Code that draws figures
========================================================================

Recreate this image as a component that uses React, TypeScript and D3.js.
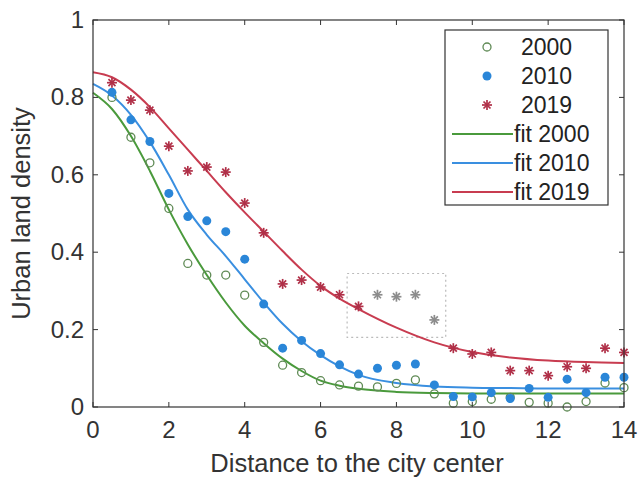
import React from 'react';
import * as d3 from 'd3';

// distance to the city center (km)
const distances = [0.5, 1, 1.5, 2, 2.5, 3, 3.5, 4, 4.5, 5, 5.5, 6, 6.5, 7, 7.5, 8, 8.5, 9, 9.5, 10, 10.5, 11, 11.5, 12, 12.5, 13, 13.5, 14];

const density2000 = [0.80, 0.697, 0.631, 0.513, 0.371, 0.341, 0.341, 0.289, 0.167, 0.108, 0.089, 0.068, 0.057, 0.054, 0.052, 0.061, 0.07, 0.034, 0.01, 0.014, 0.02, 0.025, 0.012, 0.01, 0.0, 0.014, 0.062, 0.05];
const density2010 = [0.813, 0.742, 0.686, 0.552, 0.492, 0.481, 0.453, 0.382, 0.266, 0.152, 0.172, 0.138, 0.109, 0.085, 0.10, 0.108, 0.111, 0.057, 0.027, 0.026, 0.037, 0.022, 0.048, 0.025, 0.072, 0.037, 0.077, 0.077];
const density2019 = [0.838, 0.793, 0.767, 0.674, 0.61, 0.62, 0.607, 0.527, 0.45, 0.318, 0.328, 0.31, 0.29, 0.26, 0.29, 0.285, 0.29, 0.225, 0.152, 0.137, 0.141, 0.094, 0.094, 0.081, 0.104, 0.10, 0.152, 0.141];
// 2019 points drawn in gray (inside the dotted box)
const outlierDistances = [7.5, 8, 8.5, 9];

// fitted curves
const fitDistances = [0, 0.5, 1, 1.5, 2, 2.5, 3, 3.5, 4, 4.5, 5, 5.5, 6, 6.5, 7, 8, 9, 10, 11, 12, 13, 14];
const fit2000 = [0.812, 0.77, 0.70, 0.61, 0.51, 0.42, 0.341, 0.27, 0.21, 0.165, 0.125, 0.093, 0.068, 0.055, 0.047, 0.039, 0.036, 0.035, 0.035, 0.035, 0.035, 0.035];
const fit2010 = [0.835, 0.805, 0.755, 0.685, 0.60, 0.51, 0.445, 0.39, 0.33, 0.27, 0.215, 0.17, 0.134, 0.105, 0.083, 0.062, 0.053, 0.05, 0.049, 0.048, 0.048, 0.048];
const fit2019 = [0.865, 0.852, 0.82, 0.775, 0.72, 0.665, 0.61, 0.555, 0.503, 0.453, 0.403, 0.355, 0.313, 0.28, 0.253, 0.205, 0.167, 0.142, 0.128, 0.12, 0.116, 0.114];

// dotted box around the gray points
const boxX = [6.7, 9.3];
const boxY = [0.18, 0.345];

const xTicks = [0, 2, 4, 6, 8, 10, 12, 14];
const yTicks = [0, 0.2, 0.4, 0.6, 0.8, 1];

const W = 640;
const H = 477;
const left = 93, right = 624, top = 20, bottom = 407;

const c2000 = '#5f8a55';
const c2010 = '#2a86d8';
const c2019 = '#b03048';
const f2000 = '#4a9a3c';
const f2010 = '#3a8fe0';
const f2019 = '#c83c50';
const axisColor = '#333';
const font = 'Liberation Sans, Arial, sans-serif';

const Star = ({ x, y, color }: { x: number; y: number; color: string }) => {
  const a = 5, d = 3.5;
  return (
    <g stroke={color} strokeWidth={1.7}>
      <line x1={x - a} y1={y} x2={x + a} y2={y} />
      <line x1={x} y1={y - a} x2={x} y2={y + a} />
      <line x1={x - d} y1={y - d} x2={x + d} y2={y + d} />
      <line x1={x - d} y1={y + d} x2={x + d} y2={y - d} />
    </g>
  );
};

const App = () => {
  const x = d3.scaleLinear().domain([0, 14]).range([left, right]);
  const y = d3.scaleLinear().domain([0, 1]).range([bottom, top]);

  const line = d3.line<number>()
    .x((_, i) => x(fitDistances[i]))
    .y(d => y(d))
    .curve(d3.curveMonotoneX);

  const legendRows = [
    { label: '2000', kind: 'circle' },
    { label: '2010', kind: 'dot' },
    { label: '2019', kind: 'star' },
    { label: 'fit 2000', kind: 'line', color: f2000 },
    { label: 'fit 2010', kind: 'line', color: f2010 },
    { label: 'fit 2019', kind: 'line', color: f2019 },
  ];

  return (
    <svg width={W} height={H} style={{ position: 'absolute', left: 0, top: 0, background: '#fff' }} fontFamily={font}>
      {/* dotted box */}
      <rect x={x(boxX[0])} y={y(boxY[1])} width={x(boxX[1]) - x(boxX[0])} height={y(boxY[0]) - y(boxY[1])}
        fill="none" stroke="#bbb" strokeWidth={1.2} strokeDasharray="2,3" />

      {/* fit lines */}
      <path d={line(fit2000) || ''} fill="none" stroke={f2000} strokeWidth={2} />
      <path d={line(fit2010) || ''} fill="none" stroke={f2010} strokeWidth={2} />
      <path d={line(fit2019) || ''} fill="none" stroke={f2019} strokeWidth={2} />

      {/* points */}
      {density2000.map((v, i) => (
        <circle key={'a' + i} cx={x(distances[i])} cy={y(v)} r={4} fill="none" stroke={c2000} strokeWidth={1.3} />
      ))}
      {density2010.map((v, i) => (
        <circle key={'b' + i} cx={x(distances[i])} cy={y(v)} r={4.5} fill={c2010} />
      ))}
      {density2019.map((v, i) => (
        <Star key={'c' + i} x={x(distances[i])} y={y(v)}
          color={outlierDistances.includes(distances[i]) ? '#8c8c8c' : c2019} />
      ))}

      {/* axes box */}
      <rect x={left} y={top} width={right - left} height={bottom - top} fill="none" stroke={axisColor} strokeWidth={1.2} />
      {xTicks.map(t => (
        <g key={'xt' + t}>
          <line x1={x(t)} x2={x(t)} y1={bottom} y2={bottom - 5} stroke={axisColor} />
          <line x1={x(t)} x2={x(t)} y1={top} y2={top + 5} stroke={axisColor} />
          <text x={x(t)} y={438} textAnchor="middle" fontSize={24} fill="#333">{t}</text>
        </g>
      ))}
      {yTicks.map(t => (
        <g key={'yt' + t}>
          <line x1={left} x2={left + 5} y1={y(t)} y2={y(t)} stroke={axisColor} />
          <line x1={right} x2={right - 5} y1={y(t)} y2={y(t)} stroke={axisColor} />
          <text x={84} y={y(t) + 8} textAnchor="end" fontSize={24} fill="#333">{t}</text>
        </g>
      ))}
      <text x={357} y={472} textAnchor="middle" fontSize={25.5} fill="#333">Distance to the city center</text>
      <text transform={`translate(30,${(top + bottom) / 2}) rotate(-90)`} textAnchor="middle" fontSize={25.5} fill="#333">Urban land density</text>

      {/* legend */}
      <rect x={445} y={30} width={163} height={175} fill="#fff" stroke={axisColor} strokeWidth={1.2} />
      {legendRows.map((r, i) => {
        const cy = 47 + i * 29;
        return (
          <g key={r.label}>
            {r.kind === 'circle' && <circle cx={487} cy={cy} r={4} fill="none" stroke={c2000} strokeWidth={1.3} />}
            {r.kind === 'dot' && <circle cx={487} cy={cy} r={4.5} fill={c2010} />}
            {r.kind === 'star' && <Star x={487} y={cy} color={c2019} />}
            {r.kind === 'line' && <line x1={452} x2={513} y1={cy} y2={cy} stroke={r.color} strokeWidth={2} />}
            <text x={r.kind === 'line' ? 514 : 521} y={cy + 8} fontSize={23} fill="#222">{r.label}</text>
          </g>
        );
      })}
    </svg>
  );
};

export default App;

========================================================================

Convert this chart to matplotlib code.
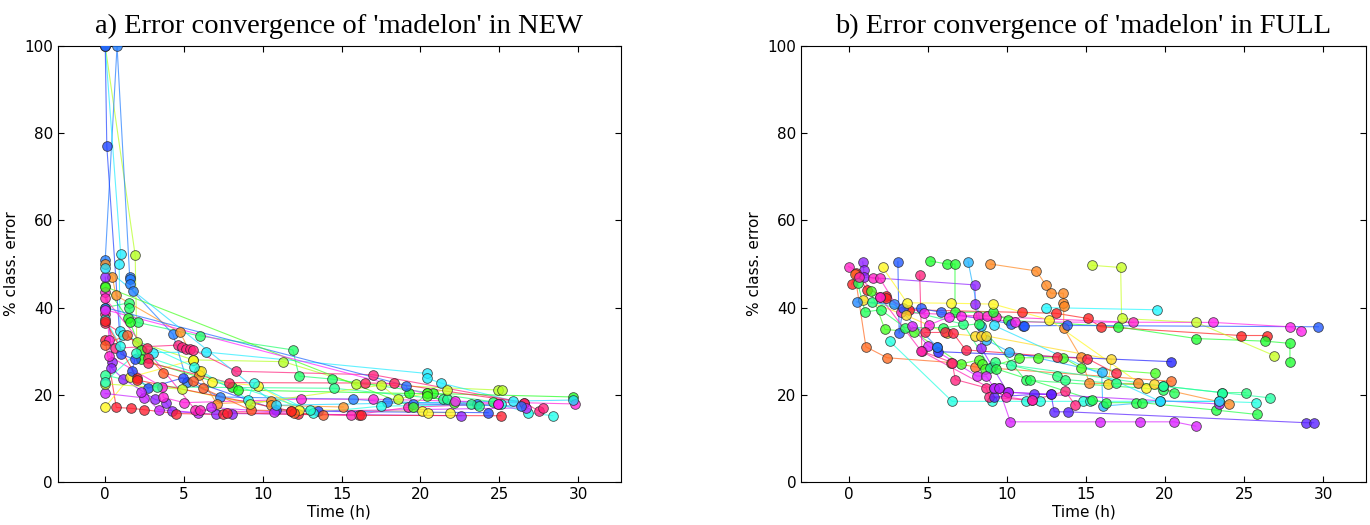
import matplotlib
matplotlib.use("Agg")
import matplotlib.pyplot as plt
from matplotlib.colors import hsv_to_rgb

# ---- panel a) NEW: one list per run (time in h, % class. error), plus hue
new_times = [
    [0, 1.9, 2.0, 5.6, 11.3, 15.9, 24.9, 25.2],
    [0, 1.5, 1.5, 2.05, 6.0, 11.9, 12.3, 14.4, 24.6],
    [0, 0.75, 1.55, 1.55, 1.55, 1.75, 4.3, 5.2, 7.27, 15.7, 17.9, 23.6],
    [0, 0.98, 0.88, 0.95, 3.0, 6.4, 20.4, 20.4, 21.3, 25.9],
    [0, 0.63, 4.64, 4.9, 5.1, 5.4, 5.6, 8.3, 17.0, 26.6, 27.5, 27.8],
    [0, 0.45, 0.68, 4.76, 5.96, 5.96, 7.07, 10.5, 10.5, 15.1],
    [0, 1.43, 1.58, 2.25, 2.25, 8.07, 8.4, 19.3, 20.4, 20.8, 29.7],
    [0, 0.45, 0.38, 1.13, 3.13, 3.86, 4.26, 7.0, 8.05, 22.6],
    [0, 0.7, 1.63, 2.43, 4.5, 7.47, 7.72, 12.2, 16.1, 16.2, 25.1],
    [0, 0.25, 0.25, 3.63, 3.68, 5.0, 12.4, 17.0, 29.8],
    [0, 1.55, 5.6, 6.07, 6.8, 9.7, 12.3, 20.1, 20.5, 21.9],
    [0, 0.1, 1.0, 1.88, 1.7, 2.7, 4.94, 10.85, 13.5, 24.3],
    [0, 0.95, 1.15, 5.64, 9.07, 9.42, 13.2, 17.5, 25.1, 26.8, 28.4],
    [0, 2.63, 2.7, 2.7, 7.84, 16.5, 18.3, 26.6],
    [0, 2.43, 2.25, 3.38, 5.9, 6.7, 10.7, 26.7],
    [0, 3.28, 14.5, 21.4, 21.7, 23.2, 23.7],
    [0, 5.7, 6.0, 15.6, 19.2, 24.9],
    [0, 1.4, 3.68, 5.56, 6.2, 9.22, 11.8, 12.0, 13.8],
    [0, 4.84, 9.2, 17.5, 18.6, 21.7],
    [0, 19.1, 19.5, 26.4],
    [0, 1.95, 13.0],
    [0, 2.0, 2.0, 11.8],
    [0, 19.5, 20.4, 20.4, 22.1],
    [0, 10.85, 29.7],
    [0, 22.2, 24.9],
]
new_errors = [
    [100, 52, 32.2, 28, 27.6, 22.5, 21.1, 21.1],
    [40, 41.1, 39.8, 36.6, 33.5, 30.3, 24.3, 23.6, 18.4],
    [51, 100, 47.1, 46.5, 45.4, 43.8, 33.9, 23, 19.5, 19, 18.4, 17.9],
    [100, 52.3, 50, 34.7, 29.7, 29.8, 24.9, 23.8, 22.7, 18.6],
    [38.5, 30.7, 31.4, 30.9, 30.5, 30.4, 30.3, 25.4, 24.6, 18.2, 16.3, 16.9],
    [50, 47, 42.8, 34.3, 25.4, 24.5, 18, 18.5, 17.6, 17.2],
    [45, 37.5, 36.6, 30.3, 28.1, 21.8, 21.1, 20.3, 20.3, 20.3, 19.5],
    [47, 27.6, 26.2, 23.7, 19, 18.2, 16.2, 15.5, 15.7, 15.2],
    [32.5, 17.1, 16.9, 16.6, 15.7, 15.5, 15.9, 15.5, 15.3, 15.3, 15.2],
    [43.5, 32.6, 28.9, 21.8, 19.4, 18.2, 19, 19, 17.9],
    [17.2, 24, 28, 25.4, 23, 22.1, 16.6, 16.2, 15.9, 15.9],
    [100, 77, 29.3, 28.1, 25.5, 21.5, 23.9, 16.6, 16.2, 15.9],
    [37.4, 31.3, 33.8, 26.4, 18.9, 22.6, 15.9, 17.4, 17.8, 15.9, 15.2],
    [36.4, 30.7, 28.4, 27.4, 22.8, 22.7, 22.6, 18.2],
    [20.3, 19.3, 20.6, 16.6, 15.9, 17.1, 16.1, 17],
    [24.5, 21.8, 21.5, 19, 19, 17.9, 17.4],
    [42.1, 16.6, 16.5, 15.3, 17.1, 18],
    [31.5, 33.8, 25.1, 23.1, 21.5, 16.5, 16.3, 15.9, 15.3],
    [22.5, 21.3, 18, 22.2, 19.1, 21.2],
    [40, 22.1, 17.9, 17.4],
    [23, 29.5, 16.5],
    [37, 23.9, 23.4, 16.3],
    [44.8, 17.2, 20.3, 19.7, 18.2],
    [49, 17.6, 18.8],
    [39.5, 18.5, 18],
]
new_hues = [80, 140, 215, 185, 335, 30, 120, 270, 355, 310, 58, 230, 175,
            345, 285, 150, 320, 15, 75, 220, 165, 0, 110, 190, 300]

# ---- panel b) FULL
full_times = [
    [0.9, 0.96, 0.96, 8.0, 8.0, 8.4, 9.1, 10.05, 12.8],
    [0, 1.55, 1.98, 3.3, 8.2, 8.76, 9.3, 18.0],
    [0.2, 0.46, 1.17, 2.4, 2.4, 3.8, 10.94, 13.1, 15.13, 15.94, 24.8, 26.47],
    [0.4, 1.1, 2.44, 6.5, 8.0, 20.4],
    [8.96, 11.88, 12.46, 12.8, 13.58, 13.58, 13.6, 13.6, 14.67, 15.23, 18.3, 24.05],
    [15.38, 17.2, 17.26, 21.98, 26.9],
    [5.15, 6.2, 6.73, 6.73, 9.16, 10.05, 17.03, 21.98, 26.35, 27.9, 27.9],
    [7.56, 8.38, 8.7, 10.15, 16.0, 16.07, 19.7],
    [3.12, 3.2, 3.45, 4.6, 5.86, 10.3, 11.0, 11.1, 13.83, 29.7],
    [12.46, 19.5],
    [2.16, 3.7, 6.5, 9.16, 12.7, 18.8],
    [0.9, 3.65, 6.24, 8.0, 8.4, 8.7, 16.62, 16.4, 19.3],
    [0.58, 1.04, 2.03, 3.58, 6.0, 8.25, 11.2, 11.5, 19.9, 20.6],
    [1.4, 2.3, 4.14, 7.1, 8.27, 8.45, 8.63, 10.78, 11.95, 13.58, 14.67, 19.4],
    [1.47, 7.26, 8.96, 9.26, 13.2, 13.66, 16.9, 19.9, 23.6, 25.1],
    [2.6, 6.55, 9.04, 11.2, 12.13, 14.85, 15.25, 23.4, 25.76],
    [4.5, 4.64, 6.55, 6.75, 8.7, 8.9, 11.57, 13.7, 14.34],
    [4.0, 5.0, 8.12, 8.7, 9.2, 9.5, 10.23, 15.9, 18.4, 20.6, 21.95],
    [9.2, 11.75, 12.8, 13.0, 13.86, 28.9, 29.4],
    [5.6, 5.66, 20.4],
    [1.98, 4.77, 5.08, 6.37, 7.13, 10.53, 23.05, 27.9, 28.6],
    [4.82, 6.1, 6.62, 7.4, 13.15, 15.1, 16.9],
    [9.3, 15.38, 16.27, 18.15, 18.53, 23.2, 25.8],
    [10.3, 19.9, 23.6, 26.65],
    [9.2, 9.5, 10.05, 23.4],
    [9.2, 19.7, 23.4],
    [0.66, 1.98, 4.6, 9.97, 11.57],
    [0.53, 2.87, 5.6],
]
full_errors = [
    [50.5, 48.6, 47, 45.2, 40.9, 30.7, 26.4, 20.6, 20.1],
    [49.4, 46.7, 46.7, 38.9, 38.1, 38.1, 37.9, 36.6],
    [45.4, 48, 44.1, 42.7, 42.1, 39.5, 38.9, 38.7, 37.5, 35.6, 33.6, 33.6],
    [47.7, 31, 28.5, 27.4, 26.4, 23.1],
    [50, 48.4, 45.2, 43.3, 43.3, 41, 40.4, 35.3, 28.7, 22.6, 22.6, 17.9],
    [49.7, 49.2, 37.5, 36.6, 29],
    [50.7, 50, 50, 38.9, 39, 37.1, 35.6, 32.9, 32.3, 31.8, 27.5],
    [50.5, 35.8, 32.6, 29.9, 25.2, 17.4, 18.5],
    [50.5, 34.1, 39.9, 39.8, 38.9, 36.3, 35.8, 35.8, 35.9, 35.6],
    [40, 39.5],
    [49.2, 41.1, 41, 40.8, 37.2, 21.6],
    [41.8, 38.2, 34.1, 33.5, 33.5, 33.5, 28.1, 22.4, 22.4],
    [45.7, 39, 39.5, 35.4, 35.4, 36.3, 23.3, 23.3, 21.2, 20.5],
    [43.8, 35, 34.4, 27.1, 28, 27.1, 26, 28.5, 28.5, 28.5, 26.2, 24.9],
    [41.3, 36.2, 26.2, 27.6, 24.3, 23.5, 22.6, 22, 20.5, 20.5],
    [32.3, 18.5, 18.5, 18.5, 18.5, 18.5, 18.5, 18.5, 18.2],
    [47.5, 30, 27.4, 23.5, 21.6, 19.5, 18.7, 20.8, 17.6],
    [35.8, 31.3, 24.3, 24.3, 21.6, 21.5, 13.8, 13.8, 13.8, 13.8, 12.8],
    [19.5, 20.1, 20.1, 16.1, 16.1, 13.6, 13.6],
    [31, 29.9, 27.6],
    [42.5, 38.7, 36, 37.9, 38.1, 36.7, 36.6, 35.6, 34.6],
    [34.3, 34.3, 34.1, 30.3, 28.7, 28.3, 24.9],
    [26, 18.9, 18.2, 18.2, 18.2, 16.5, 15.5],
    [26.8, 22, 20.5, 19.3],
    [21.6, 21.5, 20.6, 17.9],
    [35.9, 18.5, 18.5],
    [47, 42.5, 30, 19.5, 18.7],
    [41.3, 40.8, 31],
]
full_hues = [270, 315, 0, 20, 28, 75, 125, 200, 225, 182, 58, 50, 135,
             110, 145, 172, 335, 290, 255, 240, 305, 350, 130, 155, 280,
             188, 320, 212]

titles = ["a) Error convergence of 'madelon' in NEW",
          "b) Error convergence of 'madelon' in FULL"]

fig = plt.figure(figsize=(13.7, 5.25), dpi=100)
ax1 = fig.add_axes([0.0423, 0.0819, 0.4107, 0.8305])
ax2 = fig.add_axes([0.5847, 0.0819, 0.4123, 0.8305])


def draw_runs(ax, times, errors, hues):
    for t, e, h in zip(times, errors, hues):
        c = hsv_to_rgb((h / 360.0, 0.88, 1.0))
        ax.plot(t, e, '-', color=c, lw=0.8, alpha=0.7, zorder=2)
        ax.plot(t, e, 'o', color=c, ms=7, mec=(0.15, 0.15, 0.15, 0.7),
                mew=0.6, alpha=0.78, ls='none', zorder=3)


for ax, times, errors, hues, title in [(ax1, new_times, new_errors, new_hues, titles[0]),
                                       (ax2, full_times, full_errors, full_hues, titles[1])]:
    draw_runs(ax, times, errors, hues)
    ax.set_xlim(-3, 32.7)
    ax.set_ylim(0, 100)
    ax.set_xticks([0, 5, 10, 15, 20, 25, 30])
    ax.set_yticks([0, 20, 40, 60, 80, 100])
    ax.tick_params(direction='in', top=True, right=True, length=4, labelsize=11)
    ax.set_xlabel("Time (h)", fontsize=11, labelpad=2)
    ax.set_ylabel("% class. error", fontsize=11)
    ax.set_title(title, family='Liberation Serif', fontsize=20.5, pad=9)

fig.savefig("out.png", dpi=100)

========================================================================

▶ **Work to complete**:
Nothing but the lines from the one containing "Recreate this image" through the one containing "const left = 93, right" should appear in your copy, exactly as written and without pictures.

▶ **The answer**:
Recreate this image as a component that uses React, TypeScript and D3.js.
import React from 'react';
import * as d3 from 'd3';

// distance to the city center (km)
const distances = [0.5, 1, 1.5, 2, 2.5, 3, 3.5, 4, 4.5, 5, 5.5, 6, 6.5, 7, 7.5, 8, 8.5, 9, 9.5, 10, 10.5, 11, 11.5, 12, 12.5, 13, 13.5, 14];

const density2000 = [0.80, 0.697, 0.631, 0.513, 0.371, 0.341, 0.341, 0.289, 0.167, 0.108, 0.089, 0.068, 0.057, 0.054, 0.052, 0.061, 0.07, 0.034, 0.01, 0.014, 0.02, 0.025, 0.012, 0.01, 0.0, 0.014, 0.062, 0.05];
const density2010 = [0.813, 0.742, 0.686, 0.552, 0.492, 0.481, 0.453, 0.382, 0.266, 0.152, 0.172, 0.138, 0.109, 0.085, 0.10, 0.108, 0.111, 0.057, 0.027, 0.026, 0.037, 0.022, 0.048, 0.025, 0.072, 0.037, 0.077, 0.077];
const density2019 = [0.838, 0.793, 0.767, 0.674, 0.61, 0.62, 0.607, 0.527, 0.45, 0.318, 0.328, 0.31, 0.29, 0.26, 0.29, 0.285, 0.29, 0.225, 0.152, 0.137, 0.141, 0.094, 0.094, 0.081, 0.104, 0.10, 0.152, 0.141];
// 2019 points drawn in gray (inside the dotted box)
const outlierDistances = [7.5, 8, 8.5, 9];

// fitted curves
const fitDistances = [0, 0.5, 1, 1.5, 2, 2.5, 3, 3.5, 4, 4.5, 5, 5.5, 6, 6.5, 7, 8, 9, 10, 11, 12, 13, 14];
const fit2000 = [0.812, 0.77, 0.70, 0.61, 0.51, 0.42, 0.341, 0.27, 0.21, 0.165, 0.125, 0.093, 0.068, 0.055, 0.047, 0.039, 0.036, 0.035, 0.035, 0.035, 0.035, 0.035];
const fit2010 = [0.835, 0.805, 0.755, 0.685, 0.60, 0.51, 0.445, 0.39, 0.33, 0.27, 0.215, 0.17, 0.134, 0.105, 0.083, 0.062, 0.053, 0.05, 0.049, 0.048, 0.048, 0.048];
const fit2019 = [0.865, 0.852, 0.82, 0.775, 0.72, 0.665, 0.61, 0.555, 0.503, 0.453, 0.403, 0.355, 0.313, 0.28, 0.253, 0.205, 0.167, 0.142, 0.128, 0.12, 0.116, 0.114];

// dotted box around the gray points
const boxX = [6.7, 9.3];
const boxY = [0.18, 0.345];

const xTicks = [0, 2, 4, 6, 8, 10, 12, 14];
const yTicks = [0, 0.2, 0.4, 0.6, 0.8, 1];

const W = 640;
const H = 477;
const left = 93, right = 624, top = 20, bottom = 407;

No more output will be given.